The present invention relates to a copier, laser printer, facsimile apparatus or similar image forming apparatus and, more particularly, to an image forming apparatus of the type collecting and transferring a developer removed after image formation.
An electrophotographic copying system belongs to a family of image forming systems and implemented as a copier, printer or facsimile apparatus by way of example. In the electrophotographic copying system, an image carrier in the form of a photoconductive element is uniformly charged and then exposed or scanned to form a latent image electrostatically thereon. The latent image is developed by toner included in a two-ingredient type developer, i.e., toner and carrier mixture or a single-ingredient type developer. The resulting toner image is transferred to a sheet or similar recording medium to produce a copy.
The developer is sequentially consumed due to repeated development and must be replenished when consumed by more than a preselected amount. As for the two-ingredient type developer, for example, the amount of toner decreases due t o aging with the result that the toner content of the developer existing in a developing device becomes too low to maintain desired image density. It has been customary with the above image forming apparatus to replenish fresh toner to the developing device when the toner content falls below a preselected value, thereby maintaining the toner content stable.
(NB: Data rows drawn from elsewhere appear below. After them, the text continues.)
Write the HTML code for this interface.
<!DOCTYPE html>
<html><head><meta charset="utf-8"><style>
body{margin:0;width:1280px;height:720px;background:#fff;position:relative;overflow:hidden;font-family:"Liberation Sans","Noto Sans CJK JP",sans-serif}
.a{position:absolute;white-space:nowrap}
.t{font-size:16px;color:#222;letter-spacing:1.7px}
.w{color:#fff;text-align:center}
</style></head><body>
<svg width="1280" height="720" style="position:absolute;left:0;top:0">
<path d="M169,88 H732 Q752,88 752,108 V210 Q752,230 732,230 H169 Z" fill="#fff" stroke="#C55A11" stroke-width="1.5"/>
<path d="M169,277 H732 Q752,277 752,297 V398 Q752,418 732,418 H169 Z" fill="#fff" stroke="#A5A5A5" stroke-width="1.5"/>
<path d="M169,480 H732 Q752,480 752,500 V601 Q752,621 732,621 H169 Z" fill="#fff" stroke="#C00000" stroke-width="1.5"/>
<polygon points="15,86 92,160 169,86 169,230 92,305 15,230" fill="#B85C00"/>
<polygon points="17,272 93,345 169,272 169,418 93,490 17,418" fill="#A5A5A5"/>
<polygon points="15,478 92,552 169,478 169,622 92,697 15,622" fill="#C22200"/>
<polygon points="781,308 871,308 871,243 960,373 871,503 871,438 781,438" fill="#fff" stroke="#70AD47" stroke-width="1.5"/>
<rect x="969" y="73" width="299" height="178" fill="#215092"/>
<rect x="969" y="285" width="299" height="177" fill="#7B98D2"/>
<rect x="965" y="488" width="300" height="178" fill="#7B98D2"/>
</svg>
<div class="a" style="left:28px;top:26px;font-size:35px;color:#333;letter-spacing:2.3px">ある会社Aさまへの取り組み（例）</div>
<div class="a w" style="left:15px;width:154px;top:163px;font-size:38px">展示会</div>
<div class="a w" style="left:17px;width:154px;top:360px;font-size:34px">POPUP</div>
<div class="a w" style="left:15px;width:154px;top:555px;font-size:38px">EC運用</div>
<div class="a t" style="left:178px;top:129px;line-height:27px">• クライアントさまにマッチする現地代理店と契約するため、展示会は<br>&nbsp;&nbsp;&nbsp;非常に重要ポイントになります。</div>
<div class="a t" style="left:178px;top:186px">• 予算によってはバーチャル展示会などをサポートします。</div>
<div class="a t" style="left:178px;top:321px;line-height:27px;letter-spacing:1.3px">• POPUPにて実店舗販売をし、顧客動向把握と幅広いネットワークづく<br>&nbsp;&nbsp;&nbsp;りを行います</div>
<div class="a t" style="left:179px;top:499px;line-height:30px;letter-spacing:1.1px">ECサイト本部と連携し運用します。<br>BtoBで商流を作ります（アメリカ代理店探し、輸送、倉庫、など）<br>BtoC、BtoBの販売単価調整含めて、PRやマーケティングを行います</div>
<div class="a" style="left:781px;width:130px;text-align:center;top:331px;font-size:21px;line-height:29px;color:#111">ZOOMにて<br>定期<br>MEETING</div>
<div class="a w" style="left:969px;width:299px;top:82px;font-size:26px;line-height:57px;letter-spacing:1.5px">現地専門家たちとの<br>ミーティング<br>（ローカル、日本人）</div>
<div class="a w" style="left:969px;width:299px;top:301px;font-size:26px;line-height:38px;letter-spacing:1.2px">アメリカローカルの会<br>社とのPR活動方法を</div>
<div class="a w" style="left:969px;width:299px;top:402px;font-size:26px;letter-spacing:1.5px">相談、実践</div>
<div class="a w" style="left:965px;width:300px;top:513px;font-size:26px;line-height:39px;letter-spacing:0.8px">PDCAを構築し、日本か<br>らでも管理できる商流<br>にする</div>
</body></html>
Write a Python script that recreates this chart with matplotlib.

For this purpose, the image forming apparatus includes a toner replenishing device.
Further, the image forming apparatus includes a cleaning device for removing the toner left on the photoconductive element after the transfer of the toner image to the sheet. An exclusive cleaning device is also associated with, e.g., a conveying device for conveying the sheet with the toner image to a fixing device, because the toner remains on the conveying device also. The toner removed by such cleaning devices sequentially increase due to repeated image formation and fill them up in due course of time. To insure desirable cleaning, the toner collected in the cleaning devices must be suitably discharged. For this purpose, a toner storing device for receiving the collected toner is used.
For the replenishment of toner from the toner replenishing device to the developing device and for the transfer of the collected toner from the cleaning devices to the toner storing device, the devices are communicated by pipes each accommodating a coil screw therein. The coil screw is sometimes replaced with a paddle, bucket or the like. Further, the toner may be dropped into the toner storing device by gravity.
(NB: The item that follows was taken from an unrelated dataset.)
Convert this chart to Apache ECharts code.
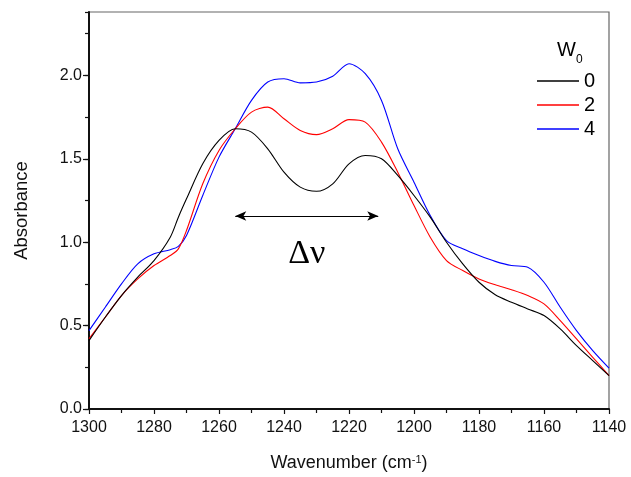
<!DOCTYPE html>
<html>
<head>
<meta charset="utf-8">
<script src="https://cdn.jsdelivr.net/npm/echarts@6/dist/echarts.min.js"></script>
<style>html,body{margin:0;padding:0;background:#fff}#c{width:631px;height:477px}</style>
</head>
<body>
<div id="c"></div>
<script>
// ---- data ----
const wavenumbers = [1300,1295,1290,1285,1280,1275,1272.5,1270,1265,1260,1255,1250,1245,1240,1235,1230,1225,1220,1215,1210,1205,1200,1195,1190,1185,1180,1175,1170,1165,1160,1155,1150,1145,1140];
const absW0 = [0.41,0.55,0.68,0.79,0.89,1.03,1.15,1.26,1.47,1.61,1.68,1.66,1.56,1.42,1.33,1.305,1.35,1.47,1.52,1.50,1.40,1.28,1.15,1.00,0.87,0.76,0.685,0.64,0.60,0.56,0.48,0.38,0.29,0.20];
const absW2 = [0.42,0.55,0.68,0.78,0.86,0.92,0.96,1.07,1.35,1.55,1.68,1.78,1.81,1.74,1.67,1.645,1.68,1.735,1.72,1.60,1.42,1.22,1.03,0.89,0.83,0.78,0.745,0.715,0.68,0.63,0.53,0.42,0.31,0.20];
const absW4 = [0.47,0.61,0.75,0.87,0.93,0.955,0.975,1.04,1.28,1.51,1.68,1.85,1.96,1.98,1.955,1.96,1.995,2.07,2.01,1.85,1.56,1.36,1.16,1.01,0.96,0.92,0.885,0.86,0.85,0.76,0.61,0.47,0.35,0.245];
const seriesNames = ['0','2','4'];
const seriesColors = ['#000000','#ff0000','#0000ff'];
const arrowSpan = [1255, 1211];   // wavenumbers of the double arrow ends
const arrowLevel = 1.157;         // absorbance level of the arrow
const deltaLabelAt = [1233, 0.93];
const xTicks = {min:1140, max:1300, step:20};
const yTicks = {min:0, max:2.38, step:0.5};

const pairs = v => wavenumbers.map((w,i)=>[w, v[i]]);
const allSeries = [absW0, absW2, absW4].map((v,i)=>({
  name: seriesNames[i], type:'line', data: pairs(v), symbol:'none', smooth:0.3,
  lineStyle:{color:seriesColors[i], width:1.1}, itemStyle:{color:seriesColors[i]},
  z: 3 - i
}));
allSeries[0].markLine = {
  silent:true, symbol:['arrow','arrow'], symbolSize:[7,11], animation:false,
  lineStyle:{color:'#000', width:1, type:'solid'}, label:{show:false},
  data:[[{coord:[arrowSpan[0], arrowLevel]},{coord:[arrowSpan[1], arrowLevel]}]]
};
allSeries[0].markPoint = {
  silent:true, symbol:'circle', symbolSize:1, itemStyle:{color:'rgba(0,0,0,0)'}, animation:false,
  label:{show:true, position:'inside', formatter:'Δν', color:'#000', fontFamily:'Liberation Serif', fontSize:34},
  data:[{coord:deltaLabelAt}]
};

const chart = echarts.init(document.getElementById('c'), null, {renderer:'canvas'});
chart.setOption({
  animation:false,
  backgroundColor:'#fff',
  textStyle:{fontFamily:'Liberation Sans, Arial, sans-serif'},
  title:{
    text:'{w|W}{s|0}', left:552, top:35,
    textStyle:{fontWeight:'normal', rich:{
      w:{fontSize:20, color:'#000', fontWeight:'normal', lineHeight:26, verticalAlign:'top', fontFamily:'Liberation Sans'},
      s:{fontSize:12, color:'#000', fontWeight:'normal', lineHeight:6, verticalAlign:'bottom', fontFamily:'Liberation Sans'}
    }}
  },
  legend:{
    orient:'vertical', left:537, top:69, padding:0, itemWidth:42, itemHeight:1.4, itemGap:0,
    icon:'rect',
    textStyle:{fontSize:20, color:'#000', lineHeight:24, fontFamily:'Liberation Sans'},
    data:seriesNames
  },
  grid:{left:89, top:12, right:22, bottom:68, show:true, borderColor:'#666', borderWidth:1.2},
  xAxis:{
    type:'value', inverse:true, min:xTicks.min, max:xTicks.max, interval:xTicks.step,
    axisLine:{show:true, onZero:false, lineStyle:{color:'#111', width:2}},
    axisTick:{show:true, inside:false, length:5, lineStyle:{color:'#111', width:1.2}},
    minorTick:{show:true, splitNumber:2, length:4, lineStyle:{color:'#111', width:1.2}},
    splitLine:{show:false},
    axisLabel:{fontSize:16, color:'#111', margin:11, formatter:v=>String(v)},
    name:'Wavenumber (cm{sup|-1})', nameLocation:'middle', nameGap:45,
    nameTextStyle:{fontSize:18, color:'#111', rich:{sup:{fontSize:11, color:'#111', verticalAlign:'top', lineHeight:10}}}
  },
  yAxis:[{
    type:'value', min:yTicks.min, max:yTicks.max, interval:yTicks.step,
    axisLine:{show:true, onZero:false, lineStyle:{color:'#111', width:2}},
    axisTick:{show:true, length:6, lineStyle:{color:'#111', width:1.2}},
    splitLine:{show:false},
    axisLabel:{fontSize:16, color:'#111', margin:7, showMaxLabel:false, formatter:v=>v.toFixed(1)},
    name:'Absorbance', nameLocation:'middle', nameGap:58,
    nameTextStyle:{fontSize:18.5, color:'#111'}
  },{
    type:'value', min:yTicks.min, max:yTicks.max, interval:yTicks.step/2, position:'left',
    axisLine:{show:false}, axisTick:{show:true, length:4, lineStyle:{color:'#111', width:1.2}},
    axisLabel:{show:false}, splitLine:{show:false}
  }],
  series: allSeries
});
</script>
</body>
</html>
The current trend in the imaging art is toward the recycling of the collected toner for promoting the effective use of limited resources. For example, a mechanism capable of transferring the toner collected in the cleaning device to the developing device has been proposed. The mechanism may include a pipe communicating the toner outlet of the cleaning device and a toner storing section provided independently of the cleaning device or the developing device. A conveyor screw is disposed in the pipe for transferring the toner from the cleaning device to the toner storing section or the developing device. Again, the toner may be dropped into the toner storing section by gravity.
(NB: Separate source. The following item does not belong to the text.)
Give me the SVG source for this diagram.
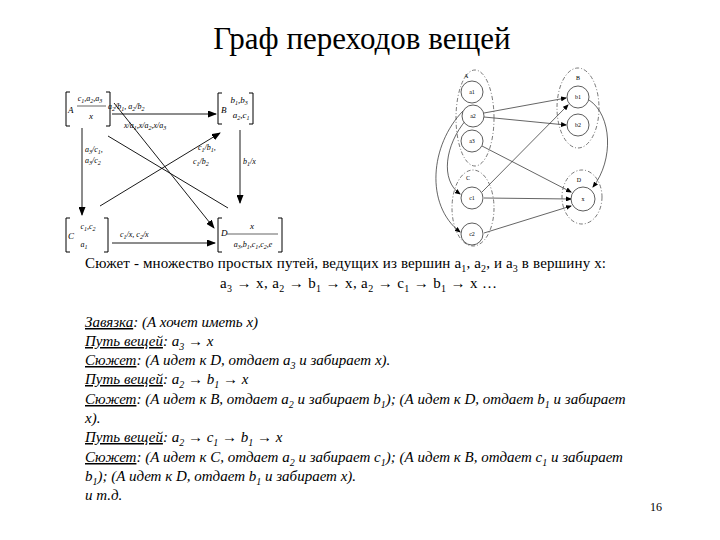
<svg xmlns="http://www.w3.org/2000/svg" width="720" height="540" viewBox="0 0 720 540">
<style>
.t{font-family:"Liberation Serif","Times New Roman",serif;fill:#000}
.title{font-size:31px}
.body{font-size:15px}
.it{font-style:italic}
.u{text-decoration:underline}
.lb{font-size:8px;font-style:italic}
.bx{font-size:9px;font-style:italic}
.sm{font-size:6px}
.br{fill:none;stroke:#000;stroke-width:1}
.ln{fill:none;stroke:#000;stroke-width:0.9}
.el{fill:none;stroke:#555;stroke-width:0.8;stroke-dasharray:4 2 1 2}
.ci{fill:#fff;stroke:#333;stroke-width:0.8}
.th{fill:none;stroke:#222;stroke-width:0.7}
</style>
<defs>
<marker id="ah" markerUnits="userSpaceOnUse" markerWidth="9" markerHeight="7" refX="8" refY="3.5" orient="auto"><path d="M0,0 L9,3.5 L0,7 z" fill="#000"/></marker>
<marker id="sh" markerUnits="userSpaceOnUse" markerWidth="6" markerHeight="5" refX="5" refY="2.5" orient="auto"><path d="M0,0 L6,2.5 L0,5 z" fill="#000"/></marker>
</defs>
<rect width="720" height="540" fill="#fff"/>
<text class="t title" x="362" y="49" text-anchor="middle">Граф переходов вещей</text>

<!-- Left diagram -->
<g id="edges-left">
<line class="ln" x1="112" y1="114" x2="216" y2="114" marker-end="url(#ah)"/>
<line class="ln" x1="82" y1="128" x2="82" y2="215" marker-end="url(#ah)"/>
<line class="ln" x1="240" y1="130" x2="240" y2="203" marker-end="url(#ah)"/>
<line class="ln" x1="112" y1="243" x2="215" y2="243" marker-end="url(#ah)"/>
<line class="ln" x1="114" y1="103" x2="214" y2="228" marker-end="url(#ah)"/>
<line class="ln" x1="100" y1="206" x2="220" y2="133" marker-end="url(#ah)"/>
<line class="ln" x1="108" y1="136" x2="228" y2="208"/>
<text class="t lb" x="108" y="109">a<tspan dy="2" font-size="6">2</tspan><tspan dy="-2">/b</tspan><tspan dy="2" font-size="6">1</tspan><tspan dy="-2">, a</tspan><tspan dy="2" font-size="6">2</tspan><tspan dy="-2">/b</tspan><tspan dy="2" font-size="6">2</tspan></text>
<text class="t lb" x="124" y="128">x/a<tspan dy="2" font-size="6">1</tspan><tspan dy="-2">,x/a</tspan><tspan dy="2" font-size="6">2</tspan><tspan dy="-2">,x/a</tspan><tspan dy="2" font-size="6">3</tspan></text>
<text class="t lb" x="85" y="152">a<tspan dy="2" font-size="6">3</tspan><tspan dy="-2">/c</tspan><tspan dy="2" font-size="6">1</tspan><tspan dy="-2">,</tspan></text>
<text class="t lb" x="85" y="163">a<tspan dy="2" font-size="6">3</tspan><tspan dy="-2">/c</tspan><tspan dy="2" font-size="6">2</tspan></text>
<text class="t lb" x="198" y="150">c<tspan dy="2" font-size="6">1</tspan><tspan dy="-2">/b</tspan><tspan dy="2" font-size="6">1</tspan><tspan dy="-2">,</tspan></text>
<text class="t lb" x="193" y="164">c<tspan dy="2" font-size="6">1</tspan><tspan dy="-2">/b</tspan><tspan dy="2" font-size="6">2</tspan></text>
<text class="t lb" x="243" y="164">b<tspan dy="2" font-size="6">1</tspan><tspan dy="-2">/x</tspan></text>
<text class="t lb" x="120" y="237">c<tspan dy="2" font-size="6">1</tspan><tspan dy="-2">/x, c</tspan><tspan dy="2" font-size="6">2</tspan><tspan dy="-2">/x</tspan></text>
</g>
<g id="nodeA">
<path class="br" d="M70,92 H66 V126 H70 M106,92 H110 V126 H106"/>
<text class="t bx" x="68" y="113">A</text>
<text class="t lb" x="90" y="101" text-anchor="middle">c<tspan dy="2" font-size="6">1</tspan><tspan dy="-2">,a</tspan><tspan dy="2" font-size="6">2</tspan><tspan dy="-2">,a</tspan><tspan dy="2" font-size="6">3</tspan></text>
<line class="th" x1="77" y1="106" x2="106" y2="106"/>
<text class="t bx" x="91" y="119" text-anchor="middle">x</text>
</g>
<g id="nodeB">
<path class="br" d="M222,93 H218 V124 H222 M249,93 H253 V124 H249"/>
<text class="t bx" x="221" y="113">B</text>
<text class="t bx" x="239" y="103" text-anchor="middle">b<tspan dy="2" font-size="6">1</tspan><tspan dy="-2">,b</tspan><tspan dy="2" font-size="6">3</tspan></text>
<text class="t bx" x="241" y="118" text-anchor="middle">a<tspan dy="2" font-size="6">2</tspan><tspan dy="-2">,c</tspan><tspan dy="2" font-size="6">1</tspan></text>
</g>
<g id="nodeC">
<path class="br" d="M70,218 H66 V252 H70 M104,218 H108 V252 H104"/>
<text class="t bx" x="68" y="239">C</text>
<text class="t lb" x="88" y="229" text-anchor="middle">c<tspan dy="2" font-size="6">1</tspan><tspan dy="-2">,c</tspan><tspan dy="2" font-size="6">2</tspan></text>
<text class="t lb" x="84" y="247" text-anchor="middle">a<tspan dy="2" font-size="6">1</tspan></text>
</g>
<g id="nodeD">
<path class="br" d="M222,218 H218 V252 H222 M278,218 H282 V252 H278"/>
<text class="t bx" x="221" y="236">D</text>
<text class="t bx" x="252" y="229" text-anchor="middle">x</text>
<line class="th" x1="227" y1="234" x2="278" y2="234"/>
<text class="t lb" x="253" y="247" text-anchor="middle">a<tspan dy="2" font-size="6">3</tspan><tspan dy="-2">,b</tspan><tspan dy="2" font-size="6">1</tspan><tspan dy="-2">,c</tspan><tspan dy="2" font-size="6">1</tspan><tspan dy="-2">,c</tspan><tspan dy="2" font-size="6">2</tspan><tspan dy="-2">,e</tspan></text>
</g>

<!-- Right diagram -->
<g id="edges-right">
<line class="th" x1="484" y1="113" x2="566" y2="98" marker-end="url(#sh)"/>
<line class="th" x1="484" y1="117" x2="566" y2="125" marker-end="url(#sh)"/>
<line class="th" x1="482" y1="192" x2="568" y2="105" marker-end="url(#sh)"/>
<line class="th" x1="482" y1="146" x2="571" y2="192" marker-end="url(#sh)"/>
<line class="th" x1="484" y1="198" x2="571" y2="199" marker-end="url(#sh)"/>
<line class="th" x1="484" y1="233" x2="571" y2="206" marker-end="url(#sh)"/>
<path class="th" d="M589,100 C612,115 614,160 593,187" marker-end="url(#sh)"/>
<path class="th" d="M463,111 C430,145 425,205 460,232" marker-end="url(#sh)"/>
<path class="th" d="M466,120 C445,145 440,180 460,194" marker-end="url(#sh)"/>
</g>
<g id="groupA">
<ellipse class="el" cx="475" cy="118" rx="19" ry="48"/>
<text class="t sm" x="464" y="78">A</text>
</g>
<g id="a1"><circle class="ci" cx="472" cy="92" r="11"/><text class="t sm" x="472" y="94" text-anchor="middle">a1</text></g>
<g id="a2"><circle class="ci" cx="473" cy="116" r="11"/><text class="t sm" x="473" y="118" text-anchor="middle">a2</text></g>
<g id="a3"><circle class="ci" cx="472" cy="141" r="11"/><text class="t sm" x="472" y="143" text-anchor="middle">a3</text></g>
<g id="groupB">
<ellipse class="el" cx="578" cy="108" rx="21" ry="40"/>
<text class="t sm" x="578" y="80" text-anchor="middle">B</text>
</g>
<g id="b1"><circle class="ci" cx="578" cy="97" r="11"/><text class="t sm" x="578" y="99" text-anchor="middle">b1</text></g>
<g id="b2"><circle class="ci" cx="578" cy="125" r="11"/><text class="t sm" x="578" y="127" text-anchor="middle">b2</text></g>
<g id="groupC">
<ellipse class="el" cx="473" cy="208" rx="21" ry="38"/>
<text class="t sm" x="468" y="180" text-anchor="middle">C</text>
</g>
<g id="c1"><circle class="ci" cx="472" cy="198" r="11"/><text class="t sm" x="472" y="200" text-anchor="middle">c1</text></g>
<g id="c2"><circle class="ci" cx="472" cy="234" r="11"/><text class="t sm" x="472" y="236" text-anchor="middle">c2</text></g>
<g id="groupD">
<ellipse class="el" cx="582" cy="197" rx="20" ry="27"/>
<text class="t sm" x="579" y="182" text-anchor="middle">D</text>
</g>
<g id="x"><circle class="ci" cx="583" cy="199" r="12"/><text class="t sm" x="583" y="201" text-anchor="middle">x</text></g>

<!-- Text -->
<g id="text" class="t body">
<text x="85" y="268" textLength="521" lengthAdjust="spacing">Сюжет - множество простых путей, ведущих из вершин a<tspan dy="4" font-size="10">1</tspan><tspan dy="-4">, a</tspan><tspan dy="4" font-size="10">2</tspan><tspan dy="-4">, и a</tspan><tspan dy="4" font-size="10">3</tspan><tspan dy="-4"> в вершину x:</tspan></text>
<text x="220" y="288" textLength="277" lengthAdjust="spacing">a<tspan dy="4" font-size="10">3</tspan><tspan dy="-4"> → x, a</tspan><tspan dy="4" font-size="10">2</tspan><tspan dy="-4"> → b</tspan><tspan dy="4" font-size="10">1</tspan><tspan dy="-4"> → x, a</tspan><tspan dy="4" font-size="10">2</tspan><tspan dy="-4"> → c</tspan><tspan dy="4" font-size="10">1</tspan><tspan dy="-4"> → b</tspan><tspan dy="4" font-size="10">1</tspan><tspan dy="-4"> → x …</tspan></text>
<text class="it" x="85" y="327"><tspan class="u">Завязка</tspan>: (А хочет иметь х)</text>
<text class="it" x="85" y="346"><tspan class="u">Путь вещей</tspan>: a<tspan dy="4" font-size="10">3</tspan><tspan dy="-4"> → x</tspan></text>
<text class="it" x="85" y="365"><tspan class="u">Сюжет</tspan>: (А идет к D, отдает a<tspan dy="4" font-size="10">3</tspan><tspan dy="-4"> и забирает x).</tspan></text>
<text class="it" x="85" y="384"><tspan class="u">Путь вещей</tspan>: a<tspan dy="4" font-size="10">2</tspan><tspan dy="-4"> → b</tspan><tspan dy="4" font-size="10">1</tspan><tspan dy="-4"> → x</tspan></text>
<text class="it" x="85" y="404"><tspan class="u">Сюжет</tspan>: (А идет к B, отдает a<tspan dy="4" font-size="10">2</tspan><tspan dy="-4"> и забирает b</tspan><tspan dy="4" font-size="10">1</tspan><tspan dy="-4">); (А идет к D, отдает b</tspan><tspan dy="4" font-size="10">1</tspan><tspan dy="-4"> и забирает</tspan></text>
<text class="it" x="85" y="423">x).</text>
<text class="it" x="85" y="442"><tspan class="u">Путь вещей</tspan>: a<tspan dy="4" font-size="10">2</tspan><tspan dy="-4"> → c</tspan><tspan dy="4" font-size="10">1</tspan><tspan dy="-4"> → b</tspan><tspan dy="4" font-size="10">1</tspan><tspan dy="-4"> → x</tspan></text>
<text class="it" x="85" y="462"><tspan class="u">Сюжет</tspan>: (А идет к C, отдает a<tspan dy="4" font-size="10">2</tspan><tspan dy="-4"> и забирает c</tspan><tspan dy="4" font-size="10">1</tspan><tspan dy="-4">); (А идет к B, отдает c</tspan><tspan dy="4" font-size="10">1</tspan><tspan dy="-4"> и забирает</tspan></text>
<text class="it" x="85" y="481">b<tspan dy="4" font-size="10">1</tspan><tspan dy="-4">); (A идет к D, отдает b</tspan><tspan dy="4" font-size="10">1</tspan><tspan dy="-4"> и забирает x).</tspan></text>
<text class="it" x="85" y="500">и т.д.</text>
<text x="650" y="511" font-size="12">16</text>
</g>
</svg>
The conventional toner transferring systems described above have some problems yet to be solved, as follows. The coil screw, for example, must extend to the vicinity of the developing device or the toner storing device. To insure the rotation of the coil screw, a linear path, path with a great radius of curvature or similar severely restricted path must be provided. Therefore, even the coil screw scheme limits t h e layout of the apparatus, not to speak of the gravity scheme. This limits the design freedom of the apparatus and sometimes complicates the construction and increases the size of the apparatus.
When the force for moving the toner is excessive, a heavy mechanical stress is apt to act on the toner. Particularly, when the force compressing toner particles against each other is great, the resulting heat causes the toner to melt and cohere (so-called blocking) and deteriorates the conveyance of the toner. In addition, the above force is apt to crush the toner and degrades the charging characteristic of the toner, rendering the toner inadequate for development. As for the pipe and screw scheme, the distance of toner transfer effected by the screw must be as small as possible. An increase in the distance would increase the torque for rotating the screw and would thereby aggravate t h e mechanical stress.
To meet the demand for the downsizing of the image forming apparatus, it is necessary to scale down the toner transferring means and toner storing section. However, the conventional mechanical toner transferring means cannot be scaled down beyond a certain limit in relation to the required toner conveying force. Assume that the toner replenishing section is implemented as the toner storing section. Then, if the toner replenishing section is scaled down, then it runs out of toner frequently and must be dismounted and replaced frequently. To replace the toner replenishing section, the operation of the apparatus must be interrupted and then resumed later, wasting time. Even when the toner storing section is used to store the collected toner, it must be replaced when filled up. Replacing this toner storing section often makes the section provided in addition to the cleaning device meaningless.
Under the above circumstances, the toner storing section needs a certain degree of capacity. As the apparatus becomes bulky and sophisticated, there arise not only a space problem but also a manipulation problem regarding maintenance including the replacement of the toner storing section. Further, the maintenance increases the down time of the apparatus or the frequency of interruption of operation. Because the down time of the apparatus is proportional to the period of time necessary for maintenance to be completed, an increase in the size of the toner storing section directly translates into an increase in time and labor, lowering the operation ratio of the apparatus.